Un altro problema riguarda i prestiti concessi da Pechino ai paesi africani. Sempre secondo il Cari, tra il 2000 e il 2014 i prestiti concessi dalla Cina (via lo Stato, le banche e le imprese) agli Stati e organismi pubblici africani sono passati da 132 milioni di dollari a 13,59 milliardi, per un totale di 86,9 milliardi di dollari, di cui 21,2 milliardi all’Angola, 12,3 milliardi all’Etiopia, 5,58 milliardi al Sudan, 5,19 milliardi al Kenya e 4,91 milliardi alla Repubblica democratica del Congo. A livello settoriale, il 28% dei prestiti sono stati concessi a favore dei trasporti e delle infrastrutture, seguiti dall’energia (20%), le industrie estrattive (10%), e le tecnologie dell’informazione e della comunicazione (8%).
Il volume di questi prestiti “pone il problema dell’indebitamento dei paesi beneficiari”, sostiene Cédric Le Goff in uno studio pubblicato a giugno dall’Institut de relations internationales et stratégiques (Iris) che valuta i rischi che si nascondono dietro le opportunità nelle relazioni tra la Cina e l’Africa. “Se la situazione diventa troppo difficile, è ipotizzabile una cancellazione totale o parziale del debito, oppure forme compensatorie a vantaggio della Cina come ad esempio la cessione di patrimoni”.
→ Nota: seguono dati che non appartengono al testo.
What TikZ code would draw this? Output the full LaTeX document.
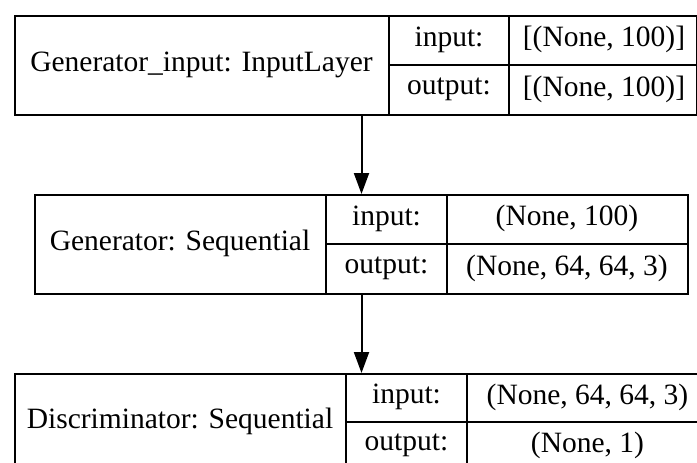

Per qualsiasi paese, il debito commerciale è un problema e in futuro faremo in modo che i prodotti kenioti possano penetrare maggiormente nei mercati cinesi
Uhuru Kenyatta, Presidente del Kenya
Da Nairobi, Patrick Lumumba, direttore della Kenya School of Law, sostiene che “ci ritroveremo talmente indebitati con la Cina che saremo in situazione di grande debolezza non soltanto economica, ma anche politica”.
Una preoccupazione condivisa dalla Jing Gu: “è vitale che i governi africani riprendano il controllo sulle loro relazioni con i partner stranieri, occidentali o cinesi non fa differenza”, assicura la direttrice dell’Institute for Development Studies dell’Università di Sussex. “Questo significa stabilire delle priorità, insistere sul trasferimento di know-how e negoziare secondo le loro condizioni”.